• **Task objective**
Copy out each line of the data that holds the word "with".

• **Dataset section**
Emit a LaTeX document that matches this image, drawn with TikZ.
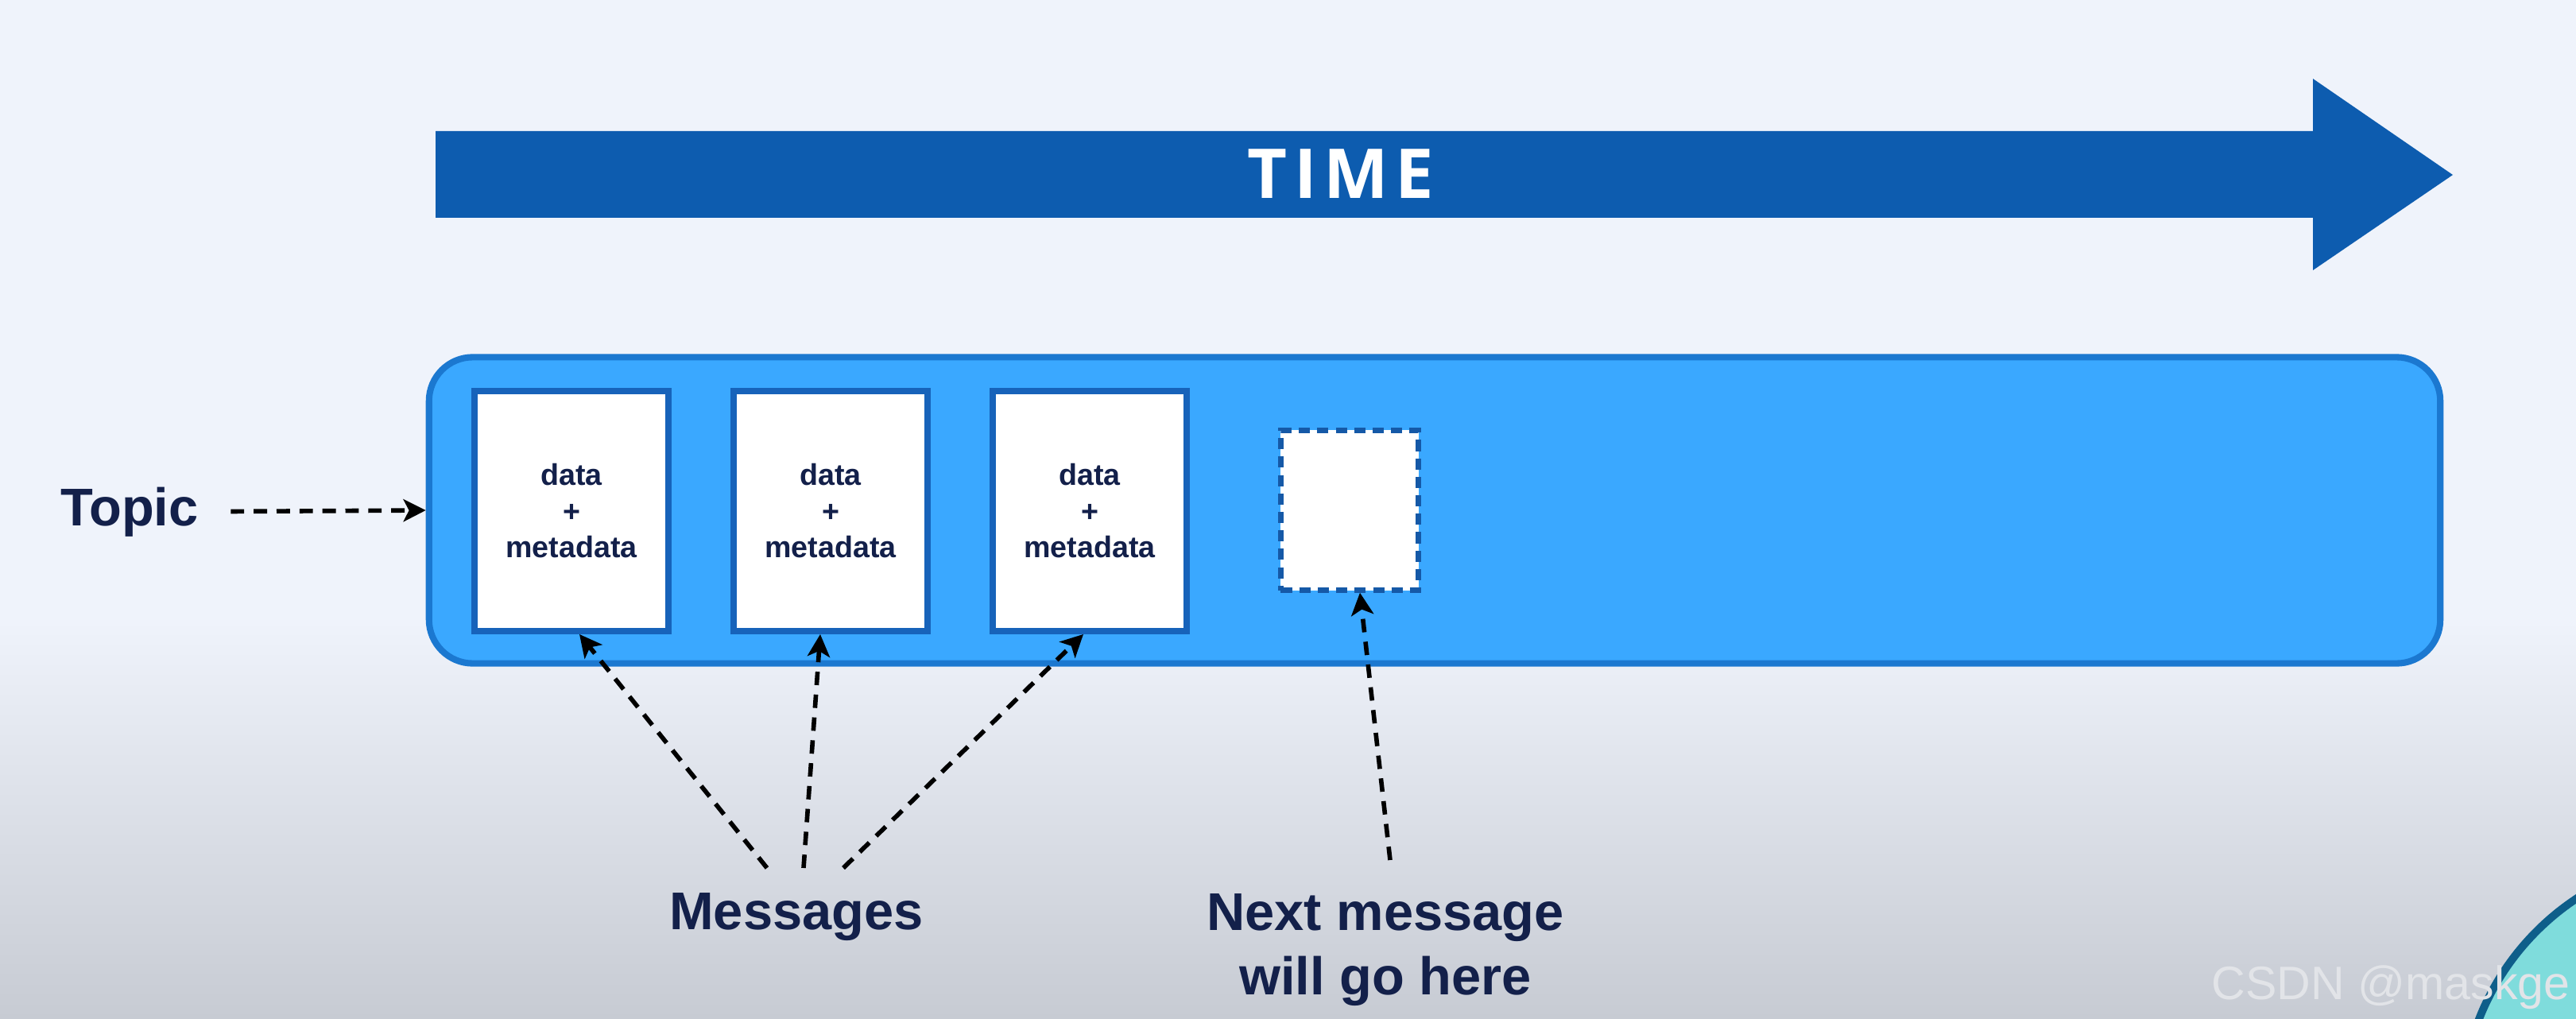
\documentclass[tikz,border=0pt]{standalone}
\usepackage{fontspec}
\setmainfont{Liberation Sans}
\newfontfamily\timefont[LetterSpace=10]{Open Sans}
\usetikzlibrary{arrows.meta,positioning}
\definecolor{bgtop}{HTML}{EFF3FB}
\definecolor{bgbot}{HTML}{C7CBD3}
\definecolor{timeblue}{HTML}{0D5CAF}
\definecolor{cfill}{HTML}{3AA8FF}
\definecolor{cborder}{HTML}{1B78D0}
\definecolor{boxblue}{HTML}{1763BA}
\definecolor{navy}{HTML}{13204A}
\definecolor{wmk}{HTML}{E2E4E8}
\definecolor{circf}{HTML}{7FDCDC}
\definecolor{circb}{HTML}{0E5E8A}
\tikzset{
    lbl/.style={text=navy, font=\fontsize{19}{23}\selectfont\bfseries, align=center, inner sep=0pt},
    msgb/.style={draw=boxblue, line width=2.2pt, fill=white, minimum width=2.44cm, minimum height=3.02cm,
        inner sep=0pt, align=center, text=navy, font=\fontsize{10.7}{12.95}\selectfont\bfseries},
    nxtb/.style={draw=boxblue!90!black, line width=1.8pt, dash pattern=on 4pt off 2.6pt, fill=white,
        minimum width=1.73cm, minimum height=2.01cm, inner sep=0pt},
    ptr/.style={line width=1.6pt, dash pattern=on 4.8pt off 3.4pt, -{Stealth[length=8pt,width=8pt,inset=2pt]}}
}

\begin{document}
\begin{tikzpicture}[x=0.01cm, y=-0.01cm]
    \useasboundingbox (0,0) rectangle (3241,1282);
    \clip (0,0) rectangle (3241,1282);

    % background
    \fill[bgtop] (0,0) rectangle (3241,1282);
    \shade[top color=bgtop, bottom color=bgbot] (0,780) rectangle (3241,1282);

    % time arrow
    \fill[timeblue] (548,165) -- (2910,165) -- (2910,99) -- (3086,220)
        -- (2910,340) -- (2910,274) -- (548,274) -- cycle;
    \node[anchor=base, text=white, inner sep=0pt,
        font=\timefont\bfseries\fontsize{24.6}{24.6}\selectfont] (time) at (1687,250) {TIME};

    % topic with messages
    \node[draw=cborder, fill=cfill, line width=2.3pt, rounded corners=0.55cm,
        minimum width=25.29cm, minimum height=3.85cm] (topicbox) at (1805,642) {};
    \node[msgb] (msg1) at (719,643) {data\\+\\metadata};
    \node[msgb] (msg2) at (1045,643) {data\\+\\metadata};
    \node[msgb] (msg3) at (1371,643) {data\\+\\metadata};
    \node[nxtb] (nxt) at (1698,642) {};

    \node[lbl, anchor=base] (topic) at (163,661) {Topic};
    \node[lbl, anchor=base] (msgs) at (1002,1169) {Messages};
    \node[lbl, anchor=base] (next) at (1743,1251) {Next message\\will go here};

    \coordinate (f1) at (965,1092);
    \coordinate (f2) at (1011,1092);
    \coordinate (f3) at (1061,1092);
    \coordinate (f4) at (1749,1082);

    \draw[ptr, shorten <=0.4cm] (topic.east) -- (topicbox.west);
    \draw[ptr] (f1) -- ([xshift=0.1cm]msg1.south);
    \draw[ptr] (f2) -- ([xshift=-0.13cm]msg2.south);
    \draw[ptr] (f3) -- ([xshift=-0.08cm]msg3.south);
    \draw[ptr] (f4) -- ([xshift=0.13cm]nxt.south);

    % corner badge and watermark
    \draw[line width=2.8pt, draw=circb, fill=circf] (3420,1400) circle (3.23cm);
    \node[anchor=base west, text=wmk, inner sep=0pt,
        font=\fontsize{16.8}{16.8}\selectfont] (wm) at (2782,1257) {CSDN @maskge};
\end{tikzpicture}
\end{document}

• **Worked answer**
Emit a LaTeX document that matches this image, drawn with TikZ.
    % topic with messages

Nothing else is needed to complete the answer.